In slope works for developed land or roadside slopes, capturing slope geometry in 3D ensures accurate calculation of required materials. Modeling the finished shape of cut slopes allows instant measurement of their surface area, enabling correct estimates for seed spraying or slope covering. Work that previously involved summing slope lengths for each cross-section can be computed for the entire slope at once in the model, preventing calculation errors or omissions. Adjusting lines such as the slope crest and slope toe visually to match the terrain allows rational consideration of fill slope height settings and bench (terrace) placement. Consequently, quantities of retaining structures and reinforcement materials can be properly understood, enhancing the reliability of construction planning.

Data Management with an Eye from Design Through Construction and Maintenance

The benefits of 3D model use extend beyond the design stage. Seamlessly carrying the created digital data through the construction and maintenance phases and using it consistently can bring further efficiency and quality improvements.

• Smooth handover to construction: The 3D models created during design can be used as-is in construction. Traditionally, contractors had to recreate construction data from 2D drawings, but sharing the design model simplifies data linking to machine control and surveying instruments. Referencing the model on-site can reduce batter board work and enable real-time confirmation of as-built form, directly contributing to labor-saving and sophistication through ICT construction.

• Use for as-built management and quality inspection: During and after construction, point cloud data captured by drone photogrammetry or terrestrial LiDAR can be overlaid with the design 3D model and used for as-built quantity estimation and progress control. Visualizing differences between design and measured values in 3D (e.g., color-coded) makes it easy to detect excesses or shortages early and simplifies as-built inspection. For example, in excavation work, scanning the post-construction terrain to automatically calculate cut volumes and immediately evaluating differences from design volumes facilitates early consideration of contract changes or additional procurement, speeding on-site responses. The as-built 3D data can be stored and used as electronic delivery data, reducing the burden of creating traditional paper-based inspection documents.

• Data use in maintenance: The 3D data of completed structures is a valuable information asset during maintenance. If the as-built model saved at handover is kept as baseline data, it can be compared with future point cloud surveys during periodic inspections to understand aging changes or quantitatively evaluate damage after disasters. Adding attribute information (material type, construction year, etc.) to the 3D model and linking it with maintenance systems or GIS allows it to function as a digital ledger. Consistently using and updating data from design through construction to maintenance realizes a “digitally connected” workflow where project information remains useful throughout the lifecycle.

Practicality for Small-Scale Projects and Municipal Design Work

So far we have discussed the advantages of 3D model use, but you may think it is only feasible for large projects or specialist firms. However, recently the environment for using 3D models in small-scale projects and local government design work is becoming more accessible, and applications are spreading to everyday tasks.

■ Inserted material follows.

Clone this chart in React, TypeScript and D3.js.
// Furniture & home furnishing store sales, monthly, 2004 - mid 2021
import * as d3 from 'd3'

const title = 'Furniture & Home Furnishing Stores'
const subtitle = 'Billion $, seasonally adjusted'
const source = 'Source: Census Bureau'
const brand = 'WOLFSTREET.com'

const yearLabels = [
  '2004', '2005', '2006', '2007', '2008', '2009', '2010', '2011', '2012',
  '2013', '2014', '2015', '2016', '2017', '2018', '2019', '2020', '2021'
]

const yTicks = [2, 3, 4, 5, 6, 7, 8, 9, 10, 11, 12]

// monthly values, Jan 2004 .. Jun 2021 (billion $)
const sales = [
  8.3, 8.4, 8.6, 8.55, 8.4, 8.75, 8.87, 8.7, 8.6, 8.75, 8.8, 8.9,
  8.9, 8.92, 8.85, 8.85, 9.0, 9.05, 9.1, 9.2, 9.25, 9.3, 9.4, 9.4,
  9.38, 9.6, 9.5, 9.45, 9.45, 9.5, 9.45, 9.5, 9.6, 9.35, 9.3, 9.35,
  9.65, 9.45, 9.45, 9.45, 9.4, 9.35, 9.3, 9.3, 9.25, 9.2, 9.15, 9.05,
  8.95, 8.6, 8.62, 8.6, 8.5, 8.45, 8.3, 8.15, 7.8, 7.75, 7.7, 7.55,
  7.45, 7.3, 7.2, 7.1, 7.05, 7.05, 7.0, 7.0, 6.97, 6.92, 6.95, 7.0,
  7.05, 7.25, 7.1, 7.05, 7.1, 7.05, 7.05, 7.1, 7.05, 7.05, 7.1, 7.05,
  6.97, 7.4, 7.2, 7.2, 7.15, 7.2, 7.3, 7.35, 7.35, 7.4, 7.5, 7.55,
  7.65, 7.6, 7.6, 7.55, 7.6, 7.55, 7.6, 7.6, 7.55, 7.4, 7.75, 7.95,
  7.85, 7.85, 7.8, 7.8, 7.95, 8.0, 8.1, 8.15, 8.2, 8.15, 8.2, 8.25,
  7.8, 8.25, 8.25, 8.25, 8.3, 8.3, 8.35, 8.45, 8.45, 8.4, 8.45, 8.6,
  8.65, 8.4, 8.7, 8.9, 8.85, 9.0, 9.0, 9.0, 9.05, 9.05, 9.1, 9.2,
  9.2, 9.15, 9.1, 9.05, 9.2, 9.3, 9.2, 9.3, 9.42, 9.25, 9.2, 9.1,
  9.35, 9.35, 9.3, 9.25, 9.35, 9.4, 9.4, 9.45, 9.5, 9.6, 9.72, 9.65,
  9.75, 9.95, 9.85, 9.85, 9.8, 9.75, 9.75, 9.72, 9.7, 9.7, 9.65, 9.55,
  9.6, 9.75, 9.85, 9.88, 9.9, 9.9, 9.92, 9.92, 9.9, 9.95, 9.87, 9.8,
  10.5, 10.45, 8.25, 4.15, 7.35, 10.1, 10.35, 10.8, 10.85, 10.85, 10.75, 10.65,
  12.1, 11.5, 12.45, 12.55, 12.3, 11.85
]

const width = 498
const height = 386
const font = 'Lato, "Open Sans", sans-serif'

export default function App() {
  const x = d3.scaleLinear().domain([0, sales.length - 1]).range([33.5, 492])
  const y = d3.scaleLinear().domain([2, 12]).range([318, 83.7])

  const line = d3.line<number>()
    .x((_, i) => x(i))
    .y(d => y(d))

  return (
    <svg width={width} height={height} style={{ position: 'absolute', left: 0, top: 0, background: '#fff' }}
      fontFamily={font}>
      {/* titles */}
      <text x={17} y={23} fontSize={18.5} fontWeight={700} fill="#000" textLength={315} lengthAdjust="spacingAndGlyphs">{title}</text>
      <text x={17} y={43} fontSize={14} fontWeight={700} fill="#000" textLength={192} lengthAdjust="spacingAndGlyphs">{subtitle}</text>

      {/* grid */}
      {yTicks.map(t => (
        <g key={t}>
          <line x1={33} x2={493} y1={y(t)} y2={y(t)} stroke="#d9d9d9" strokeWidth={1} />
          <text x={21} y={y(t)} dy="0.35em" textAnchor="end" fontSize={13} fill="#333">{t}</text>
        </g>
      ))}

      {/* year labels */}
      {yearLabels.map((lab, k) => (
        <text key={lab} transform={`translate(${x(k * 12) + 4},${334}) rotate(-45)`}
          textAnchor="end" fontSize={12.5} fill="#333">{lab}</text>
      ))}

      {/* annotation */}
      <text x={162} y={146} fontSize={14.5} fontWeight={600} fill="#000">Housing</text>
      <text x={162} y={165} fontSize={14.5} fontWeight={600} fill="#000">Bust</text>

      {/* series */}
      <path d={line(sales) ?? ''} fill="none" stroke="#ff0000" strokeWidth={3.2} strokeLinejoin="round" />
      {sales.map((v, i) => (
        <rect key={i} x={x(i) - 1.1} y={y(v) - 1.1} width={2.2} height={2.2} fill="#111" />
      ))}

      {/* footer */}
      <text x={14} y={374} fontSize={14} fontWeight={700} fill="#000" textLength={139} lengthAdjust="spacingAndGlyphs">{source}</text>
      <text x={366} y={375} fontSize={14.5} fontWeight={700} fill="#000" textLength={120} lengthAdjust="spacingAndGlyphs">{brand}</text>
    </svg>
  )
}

On the software side, intuitive 3D CAD and cloud services for civil design have become widespread, enabling basic terrain and design model creation even without specialized knowledge. Free software and low-cost tools have emerged, making adoption feasible for budget-limited projects. On the hardware side, the cost of drone aerial photography and terrestrial laser scanning has fallen, and in some cases, simple measurement methods using tablets or smartphones to capture 3D site data are now available.

In practice, municipal authorities have reported cases where small road improvements or local dam works successfully introduced 3D design experimentally, achieving richer deliverables and shorter design periods. Even small design teams can improve efficiency and accuracy by partially implementing 3D (e.g., modeling only the terrain and main structures). The key is to start digitalization at a scale appropriate to the project. For example, creating a 3D model of the existing terrain first and calculating earthwork volumes can be a small initial step that clearly demonstrates the difference from traditional methods.

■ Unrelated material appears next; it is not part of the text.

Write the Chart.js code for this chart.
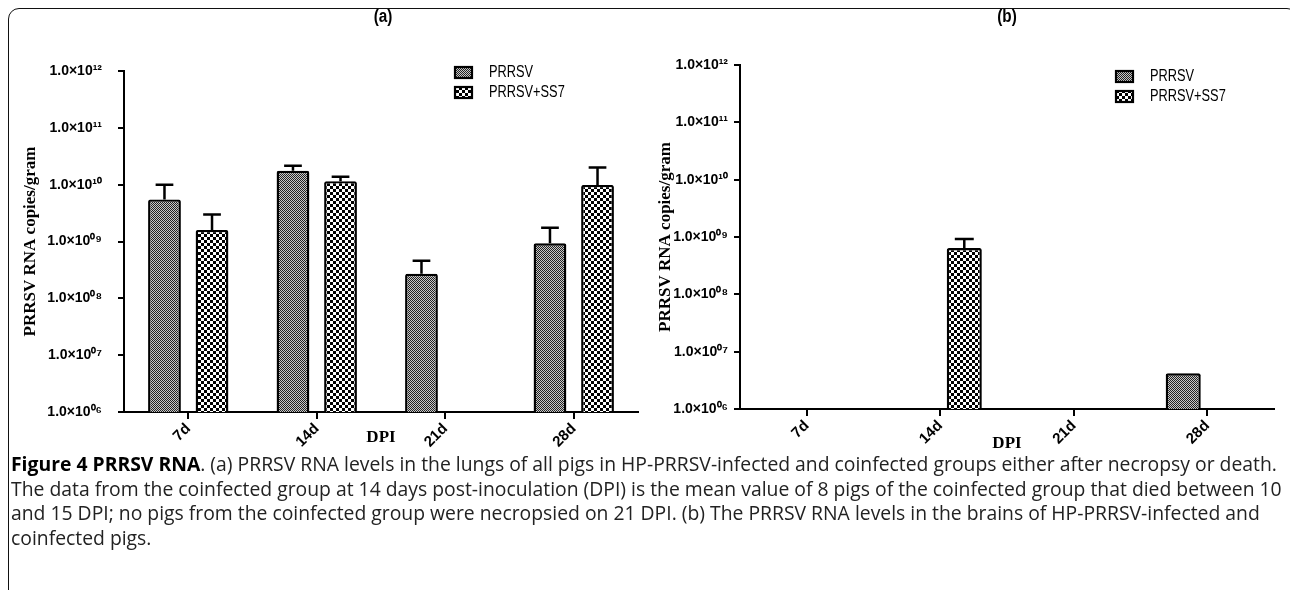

Thus, 3D technology is not a special tool reserved for large projects but a powerful means to update everyday design work and can be applied across projects of all sizes.

Implementation Benefits of Simple 3D Surveying with LRTK

Finally, we introduce simple 3D surveying using LRTK, a technology that makes 3D model utilization even more accessible. No matter how advanced design technology becomes, accurate on-site terrain and structure data are essential for high-accuracy quantity estimation. Traditionally, high-precision 3D surveying required expensive laser scanners and specialized operators, making adoption difficult for small sites. LRTK (Lightweight RTK) is a groundbreaking solution that greatly lowers that barrier.

LRTK is a surveying system consisting of a pocket-sized RTK-GNSS receiver that can be attached to a smartphone and a dedicated app, enabling centimeter-level positioning by anyone. RTK-GNSS corrects the smartphone’s position information to obtain high-precision coordinates. In addition, by linking with the smartphone’s built-in LiDAR scanner or camera to scan the surroundings, site geometry can be recorded as 3D point cloud data. What once required specialized equipment can now be achieved with just a smartphone and a small device, symbolizing the "democratization of 3D surveying".

Introducing LRTK on-site offers many benefits. First, the low cost is a major advantage: there is no need for expensive specialized equipment, and a smartphone plus a relatively inexpensive receiver is sufficient, dramatically reducing initial investment. Second, its portability and mobility are excellent; the pocket-sized device allows walking the site while measuring, making it useful for small mountain-area projects or cliff sites where large machinery cannot be brought in. Third, the ease of operation is notable—non-specialist personnel can complete precise surveys by following app prompts and pushing a button, making it an intuitive, universal surveying tool without complex setup or expert knowledge. Furthermore, real-time data sharing and immediate analysis are possible: data can be uploaded to the cloud on-site and shared with office colleagues for quick review. Automatically calculating volumes from captured point clouds to immediately grasp earthwork quantities on-site supports rapid decision-making.

By using LRTK, on-site acquisition of 3D data—which traditionally required significant time and effort—becomes dramatically easier, enabling preliminary quantity estimation using 3D models for projects of all scales. Incorporating high-accuracy existing 3D data from the early design stage improves the precision of earthwork and structure layout, directly enhancing design reliability and reducing rework. LRTK is expected to be a key technology supporting the transformation of preliminary quantity estimation through 3D model utilization. Going forward, leveraging such easy 3D surveying tools will further accelerate the digitalization and sophistication of civil engineering design work.